The only chain to do even better was Life, up 8.5% making it the number three chain and overtaking Daiei for the first time. This success was driven by its close ties to Mitsubishi, eight new stores, and improved merchandising.
Expectations of great annual results for many retailers
The majority of retailers in Japan will look back at 2014 as an unusual and difficult year. No one was really sure what would happen when the consumption tax was increased, but, in the end, the top retailers coped remarkably well. This demonstrated yet again that they now have the marketing knowhow to solve problems without needing to rely on outside help from suppliers or the government.
Few retailers would go so far as to welcome yet another tax increase as initially proposed for October 2015, but equally the top firms would probably approach a second price hike with far more confidence than they did a year ago. Given their current strength and the widening gap with competitors, some may even welcome another tax increase as a tool to further improve their position.
Equally, it’s relatively easy to see how the major sectors are developing. In department stores, after two decades of stagnation and decline, today’s leading groups have emerged as retail powerhouses and look set to move forward with considerable energy. All of the top firms, with the possible exception of Kintetsu, have progressive initiatives in place with high expectations of growth up to the medium term – and Isetan-Mitsukoshi and J Front look to have strategies that should take them even further still, way beyond the department store format.

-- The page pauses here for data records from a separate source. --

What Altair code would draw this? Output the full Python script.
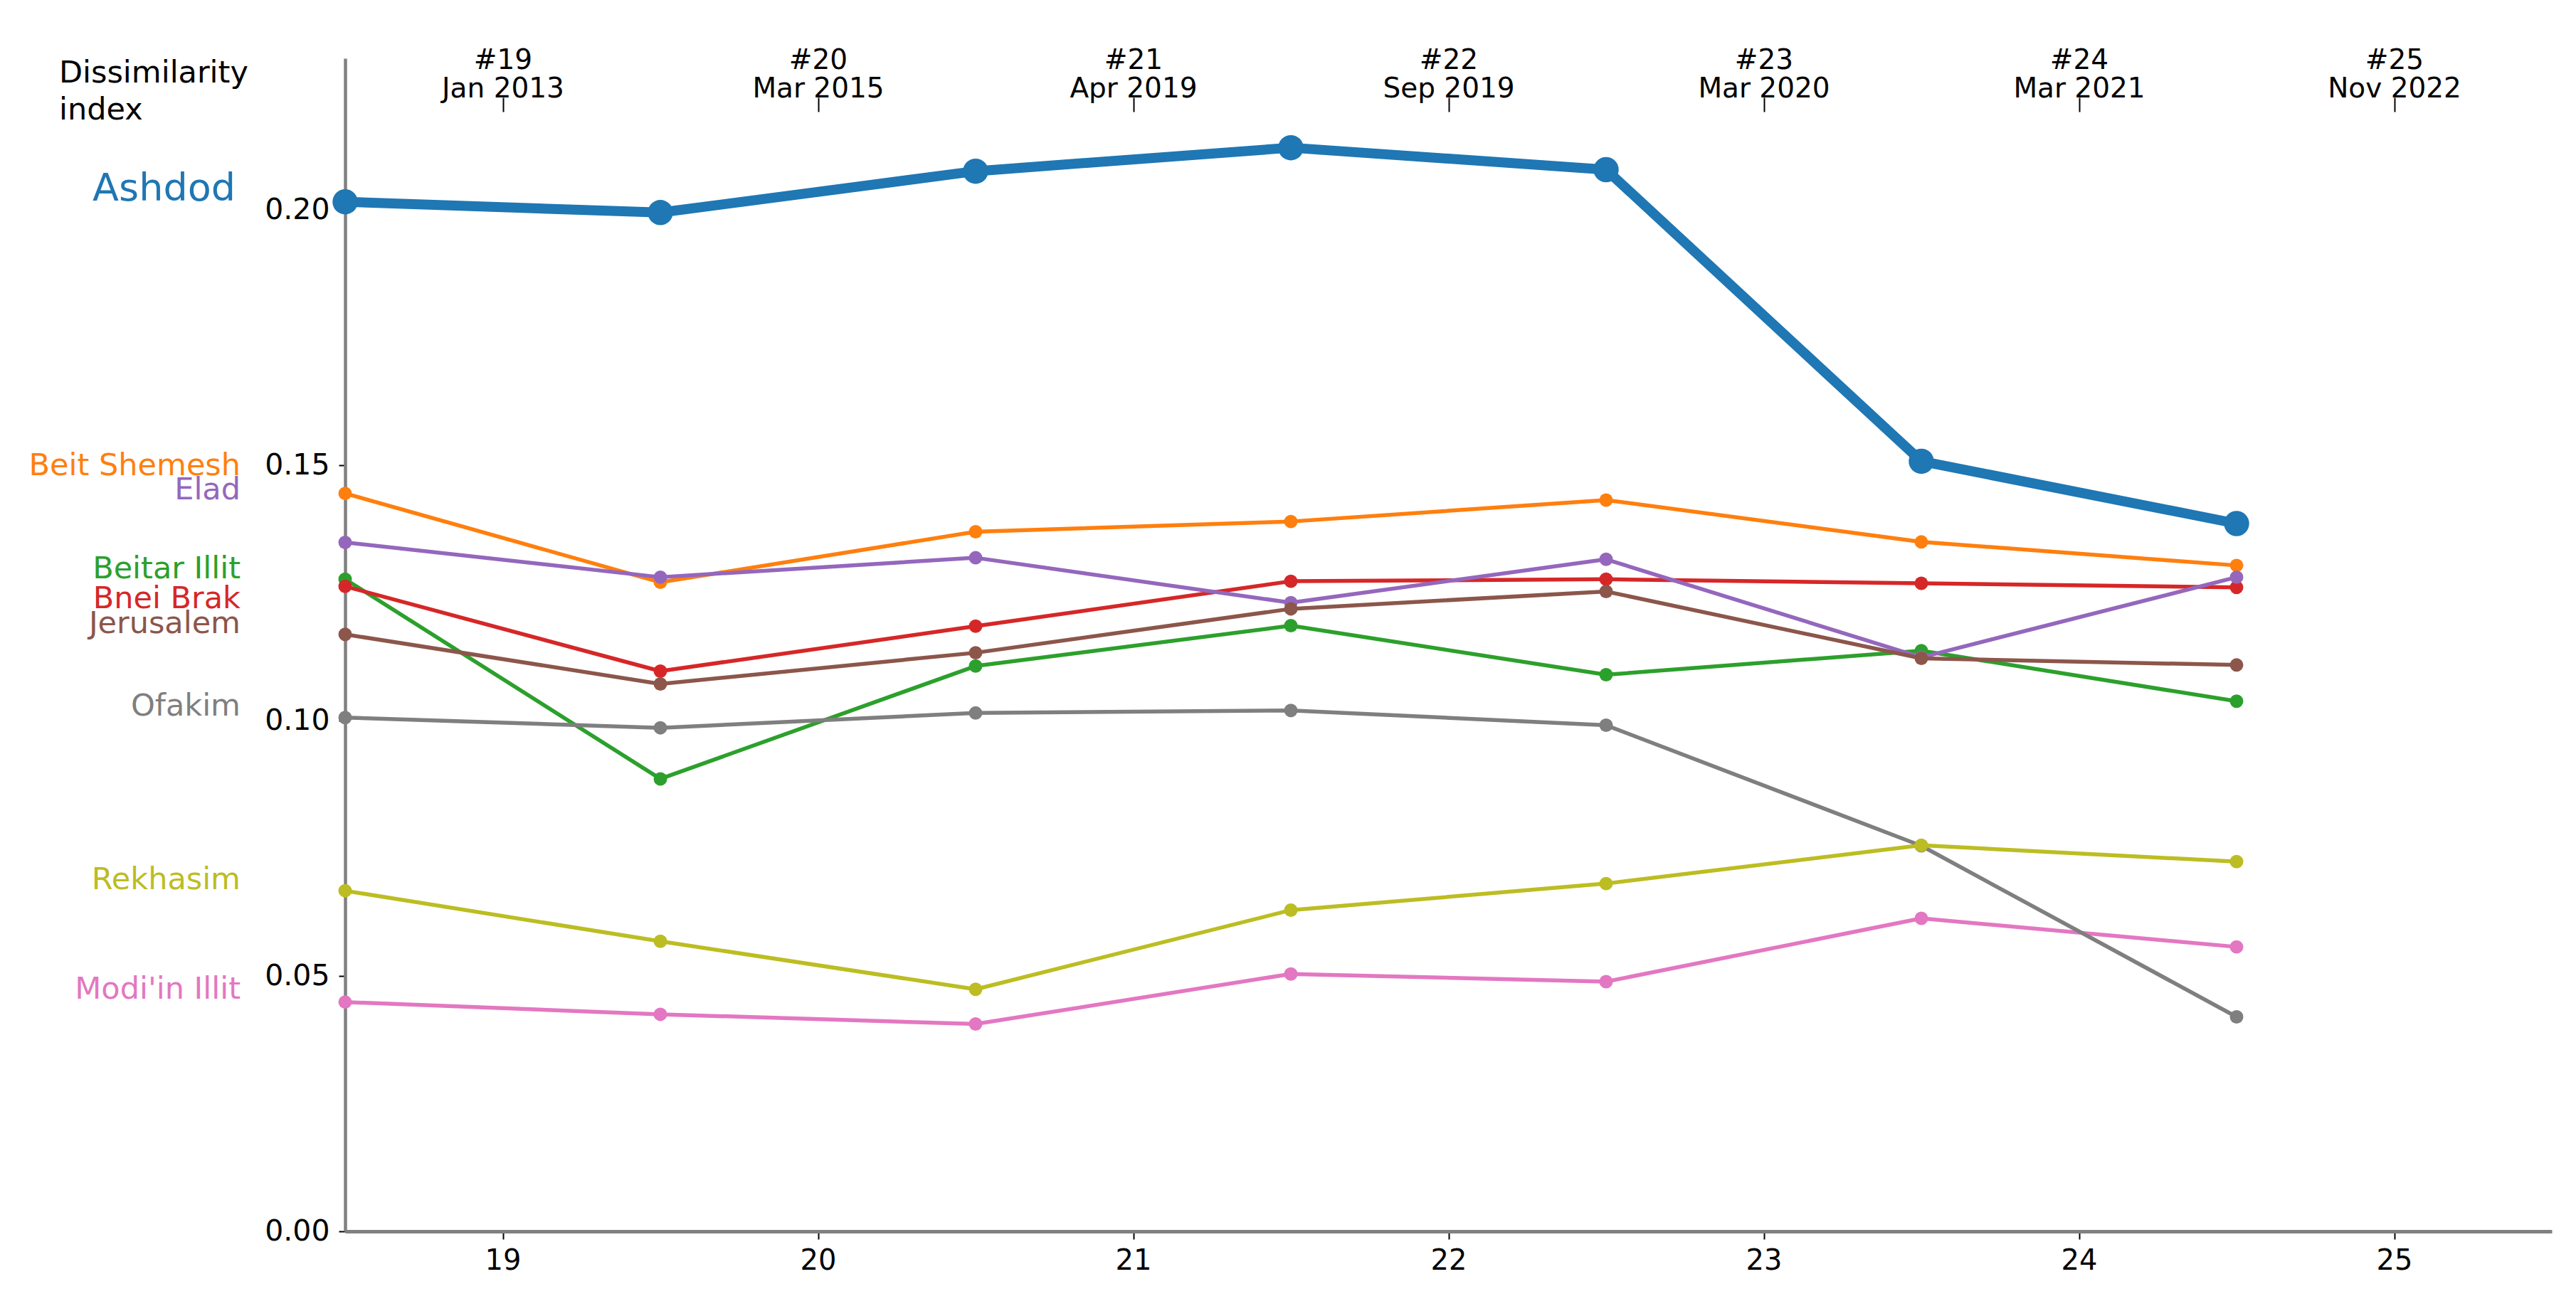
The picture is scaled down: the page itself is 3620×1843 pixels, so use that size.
import altair as alt
import pandas as pd

# ---------------- data ----------------
cities = ["Ashdod", "Beit Shemesh", "Beitar Illit", "Bnei Brak", "Elad",
          "Jerusalem", "Modi'in Illit", "Ofakim", "Rekhasim"]
colors = ["#1f77b4", "#ff7f0e", "#2ca02c", "#d62728", "#9467bd",
          "#8c564b", "#e377c2", "#7f7f7f", "#bcbd22"]

x_positions = [18.5, 19.5, 20.5, 21.5, 22.5, 23.5, 24.5]

ashdod       = [0.2016, 0.1995, 0.2076, 0.2122, 0.2079, 0.1508, 0.1386]
beit_shemesh = [0.1445, 0.1271, 0.1370, 0.1390, 0.1432, 0.1350, 0.1304]
beitar_illit = [0.1277, 0.0886, 0.1107, 0.1186, 0.1090, 0.1137, 0.1038]
bnei_brak    = [0.1263, 0.1097, 0.1185, 0.1273, 0.1277, 0.1269, 0.1261]
elad         = [0.1349, 0.1281, 0.1319, 0.1231, 0.1316, 0.1124, 0.1281]
jerusalem    = [0.1169, 0.1072, 0.1133, 0.1219, 0.1253, 0.1122, 0.1109]
modiin_illit = [0.0449, 0.0425, 0.0406, 0.0504, 0.0489, 0.0613, 0.0557]
ofakim       = [0.1006, 0.0986, 0.1015, 0.1020, 0.0991, 0.0755, 0.0420]
rekhasim     = [0.0667, 0.0568, 0.0474, 0.0629, 0.0681, 0.0756, 0.0724]

series = [ashdod, beit_shemesh, beitar_illit, bnei_brak, elad,
          jerusalem, modiin_illit, ofakim, rekhasim]

# where each city's name sits on the left (in index units)
label_y = [0.2040, 0.1499, 0.1297, 0.1238, 0.1452,
           0.1189, 0.0474, 0.1028, 0.0688]

election_numbers = [19, 20, 21, 22, 23, 24, 25]
election_dates = ["Jan 2013", "Mar 2015", "Apr 2019", "Sep 2019",
                  "Mar 2020", "Mar 2021", "Nov 2022"]
y_ticks = [0.0, 0.05, 0.10, 0.15, 0.20]

# ---------------- tables ----------------
rows = []
for c, vals in zip(cities, series):
    for xv, yv in zip(x_positions, vals):
        rows.append({"city": c, "x": xv, "value": yv})
df = pd.DataFrame(rows)
labels_df = pd.DataFrame({"city": cities, "label_y": label_y})

FONT = "DejaVu Sans"
xscale = alt.Scale(domain=[18.5, 25.5], nice=False, zero=False)
yscale = alt.Scale(domain=[0, 0.2297], nice=False, zero=False)
cscale = alt.Scale(domain=cities, range=colors)

y_axis = alt.Axis(values=y_ticks, format=".2f", title=None, grid=False,
                  tickSize=9, tickWidth=2, tickColor="black",
                  domainColor="#808080", domainWidth=4.5,
                  labelFontSize=41, labelFont=FONT, labelColor="black",
                  labelPadding=13)
x_axis_bottom = alt.Axis(values=election_numbers, format="d", title=None,
                         grid=False, tickSize=11, tickWidth=2,
                         tickColor="black", domainColor="#808080",
                         domainWidth=5, labelFontSize=40, labelFont=FONT,
                         labelColor="black", labelPadding=10,
                         labelFlush=False)

expr = ""
for n, d in zip(election_numbers, election_dates):
    expr += f"datum.value == {n} ? ['#{n}', '{d}'] : "
expr += "''"
x_axis_top = alt.Axis(orient="top", values=election_numbers, labelExpr=expr,
                      offset=-75, domain=False, tickSize=20, tickWidth=2,
                      tickColor="black", labelFontSize=39, labelFont=FONT,
                      labelColor="black", labelLineHeight=40,
                      labelBaseline="bottom", labelPadding=33, title=None,
                      grid=False, labelFlush=False, labelOverlap=False,
                      labelLimit=600)

Y = alt.Y("value:Q", scale=yscale, axis=y_axis)
C = alt.Color("city:N", scale=cscale, legend=None)

layers = []
# axis carrier layers
layers.append(alt.Chart(df).mark_point(opacity=0).encode(
    x=alt.X("x:Q", scale=xscale, axis=x_axis_bottom), y=Y))
layers.append(alt.Chart(df).mark_point(opacity=0).encode(
    x=alt.X("x:Q", scale=xscale, axis=x_axis_top), y=Y))

X = alt.X("x:Q", scale=xscale, axis=None)
for c in cities:
    sub = df[df["city"] == c]
    thick = (c == "Ashdod")
    layers.append(alt.Chart(sub).mark_line(
        strokeWidth=14 if thick else 5.5, strokeJoin="round",
        strokeCap="round").encode(x=X, y=Y, color=C, order="x:Q"))
    layers.append(alt.Chart(sub).mark_circle(
        size=1260 if thick else 360, opacity=1).encode(x=X, y=Y, color=C))

# city labels on the left
lab_y = alt.Y("label_y:Q", scale=yscale, axis=y_axis)
layers.append(alt.Chart(labels_df[labels_df["city"] != "Ashdod"]).mark_text(
    align="right", baseline="middle", fontSize=43, font=FONT).encode(
    x=alt.value(-147), y=lab_y, text="city:N", color=C))
layers.append(alt.Chart(labels_df[labels_df["city"] == "Ashdod"]).mark_text(
    align="right", baseline="middle", fontSize=54, font=FONT).encode(
    x=alt.value(-154), y=lab_y, text="city:N", color=C))

# y title
layers.append(alt.Chart(pd.DataFrame({"t": [0]})).mark_text(
    align="left", baseline="top", fontSize=43, font=FONT, lineHeight=52,
    color="black", text=["Dissimilarity", "index"]).encode(
    x=alt.value(-402), y=alt.value(0)))

chart = alt.layer(*layers).resolve_axis(x="independent").properties(
    width=3101, height=1649,
    padding={"left": 477, "top": 74, "right": 20, "bottom": 90},
    autosize=alt.AutoSizeParams(type="none"),
    background="white",
).configure_view(stroke=None)

chart.save("out.html", embed_options={"renderer": "svg", "actions": False})
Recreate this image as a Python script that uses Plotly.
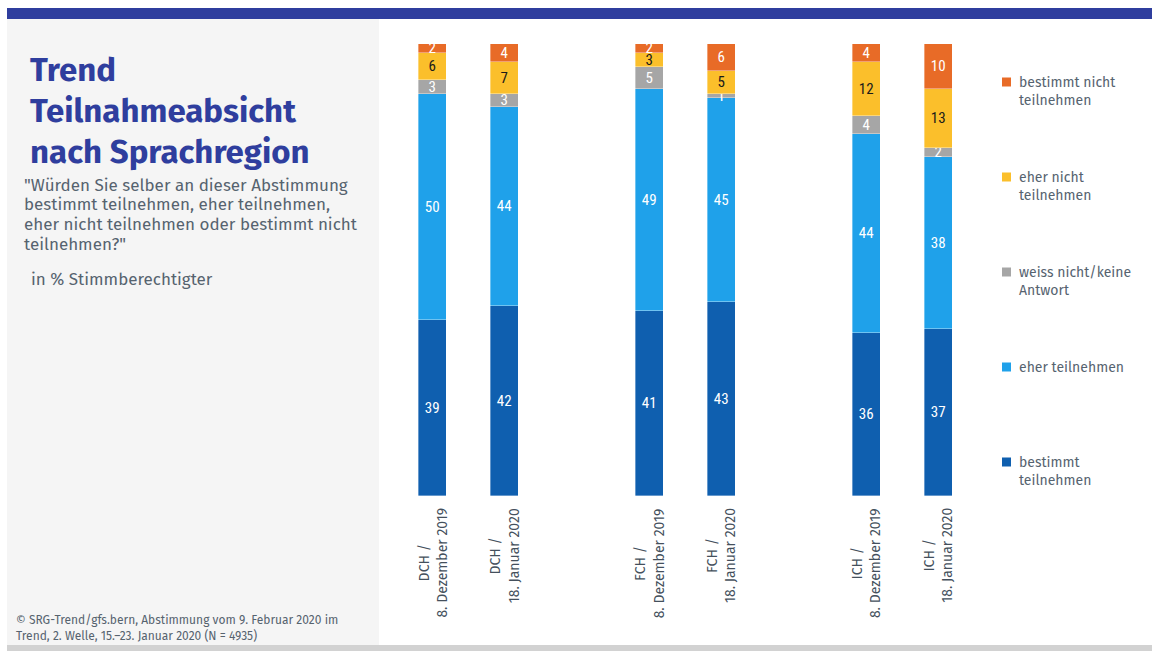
import plotly.graph_objects as go

# Survey waves per language region (slot positions leave a gap between regions)
regions = ["DCH", "DCH", "FCH", "FCH", "ICH", "ICH"]
waves = ["8. Dezember 2019", "18. Januar 2020",
         "8. Dezember 2019", "18. Januar 2020",
         "8. Dezember 2019", "18. Januar 2020"]
slots = [0, 1, 3, 4, 6, 7]

# Answer shares in % of eligible voters
bestimmt_teilnehmen = [39, 42, 41, 43, 36, 37]
eher_teilnehmen = [50, 44, 49, 45, 44, 38]
weiss_nicht = [3, 3, 5, 1, 4, 2]
eher_nicht_teilnehmen = [6, 7, 3, 5, 12, 13]
bestimmt_nicht_teilnehmen = [2, 4, 2, 6, 4, 10]

series = [
    ("bestimmt<br>teilnehmen", bestimmt_teilnehmen, "#0F5FAF", "white"),
    ("eher teilnehmen", eher_teilnehmen, "#1FA1EA", "white"),
    ("weiss nicht/keine<br>Antwort", weiss_nicht, "#A6A6A6", "white"),
    ("eher nicht<br>teilnehmen", eher_nicht_teilnehmen, "#FBBF2B", "#1A1A1A"),
    ("bestimmt nicht<br>teilnehmen", bestimmt_nicht_teilnehmen, "#E86B27", "white"),
]

title_lines = ["Trend", "Teilnahmeabsicht", "nach Sprachregion"]
question_lines = ["\"Würden Sie selber an dieser Abstimmung",
                  "bestimmt teilnehmen, eher teilnehmen,",
                  "eher nicht teilnehmen oder bestimmt nicht",
                  "teilnehmen?\""]
unit_note = "in % Stimmberechtigter"
source_note = ("© SRG-Trend/gfs.bern, Abstimmung vom 9. Februar 2020 im<br>"
               "Trend, 2. Welle, 15.–23. Januar 2020 (N = 4935)")

W, H = 1152, 651
FONT = "Fira Sans, Roboto, sans-serif"
NUMFONT = "Roboto Condensed, Liberation Sans Narrow, Roboto, sans-serif"
TEXT_GREY = "#56636F"
BLUE_DARK = "#2F3E9E"


def px(xp):
    return xp / W


def py(yp):
    return 1 - yp / H


fig = go.Figure()
for name, vals, color, tcolor in series:
    fig.add_trace(go.Bar(
        x=slots, y=vals, name=name,
        marker=dict(color=color, line=dict(color="rgba(255,255,255,0.6)", width=0.6)),
        width=0.39,
        text=[str(v) for v in vals],
        textposition="inside", insidetextanchor="middle", textangle=0,
        textfont=dict(family=NUMFONT, size=15, color=tcolor),
        showlegend=False,
        hoverinfo="skip",
    ))

shapes = [
    # top banner
    dict(type="rect", xref="paper", yref="paper", x0=px(7), x1=1, y0=py(19), y1=py(8),
         fillcolor=BLUE_DARK, line=dict(width=0), layer="below"),
    # left text panel
    dict(type="rect", xref="paper", yref="paper", x0=px(7), x1=px(379), y0=py(645), y1=py(19),
         fillcolor="#F5F5F5", line=dict(width=0), layer="below"),
    # bottom strip
    dict(type="rect", xref="paper", yref="paper", x0=px(7), x1=1, y0=0, y1=py(645),
         fillcolor="#D2D2D2", line=dict(width=0), layer="below"),
]

annotations = []

# headline, one line at a time
for k, line in enumerate(title_lines):
    annotations.append(dict(
        text=f"<b>{line}</b>", xref="paper", yref="paper",
        x=px(28), y=py(70 + 41 * k), xanchor="left", yanchor="middle",
        showarrow=False, font=dict(family=FONT, size=33, color=BLUE_DARK)))

# question wording
for k, line in enumerate(question_lines):
    annotations.append(dict(
        text=line, xref="paper", yref="paper",
        x=px(22), y=py(185 + 19.7 * k), xanchor="left", yanchor="middle",
        showarrow=False, font=dict(family=FONT, size=17, color=TEXT_GREY)))

annotations.append(dict(
    text=unit_note, xref="paper", yref="paper", x=px(29), y=py(279),
    xanchor="left", yanchor="middle", showarrow=False,
    font=dict(family=FONT, size=17, color=TEXT_GREY)))

annotations.append(dict(
    text=source_note, xref="paper", yref="paper", x=px(14), y=py(611),
    xanchor="left", yanchor="top", align="left", showarrow=False,
    font=dict(family=FONT, size=12, color=TEXT_GREY)))

# rotated category labels beneath each bar
for s, r, w in zip(slots, regions, waves):
    annotations.append(dict(
        text=f"{r} /<br>{w}", x=s, xref="x", y=py(506), yref="paper",
        xanchor="center", yanchor="top", textangle=-90, align="center",
        showarrow=False, font=dict(family=FONT, size=14, color="#44505C"),
    ))

# legend: top entry is the top segment of the stack
for k, (name, vals, color, tcolor) in enumerate(reversed(series)):
    yc = 82 + 95 * k
    shapes.append(dict(
        type="rect", xref="paper", yref="paper",
        x0=px(1002), x1=px(1011), y0=py(yc + 4.5), y1=py(yc - 4.5),
        fillcolor=color, line=dict(width=0)))
    annotations.append(dict(
        text=name, xref="paper", yref="paper", x=px(1017), y=py(yc - 10),
        xanchor="left", yanchor="top", align="left", showarrow=False,
        font=dict(family=FONT, size=14, color=TEXT_GREY)))

fig.update_layout(
    width=W, height=H,
    margin=dict(l=0, r=0, t=0, b=0),
    paper_bgcolor="white", plot_bgcolor="rgba(0,0,0,0)",
    barmode="stack",
    bargap=0,
    uniformtext=dict(minsize=15, mode="show"),
    xaxis=dict(domain=[px(396.5), px(974.5)], range=[-0.5, 7.5], showticklabels=False,
               showgrid=False, zeroline=False, showline=False, ticks=""),
    yaxis=dict(domain=[py(496), py(44)], range=[0, 100], showticklabels=False,
               showgrid=False, zeroline=False, showline=False, ticks=""),
    showlegend=False,
    shapes=shapes,
    annotations=annotations,
)

fig.write_html("out.html")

In GMS, the situation is very different. Results for different formats within Aeon Retail aren’t available for the calendar year, but it’s now clear that the chain did poorly across its various formats. Ito-Yokado, Uny, Daiei (now Aeon of course), Fuji and Izumiya (now H2O) all fared little better.
Executives at Aeon Retail and Ito-Yokado, not to mention their investors, will be hoping to finally discover a way to emulate the top department stores and pull their chains out of the long term decay they’re currently suffering. So far, however, there are few signs of this happening.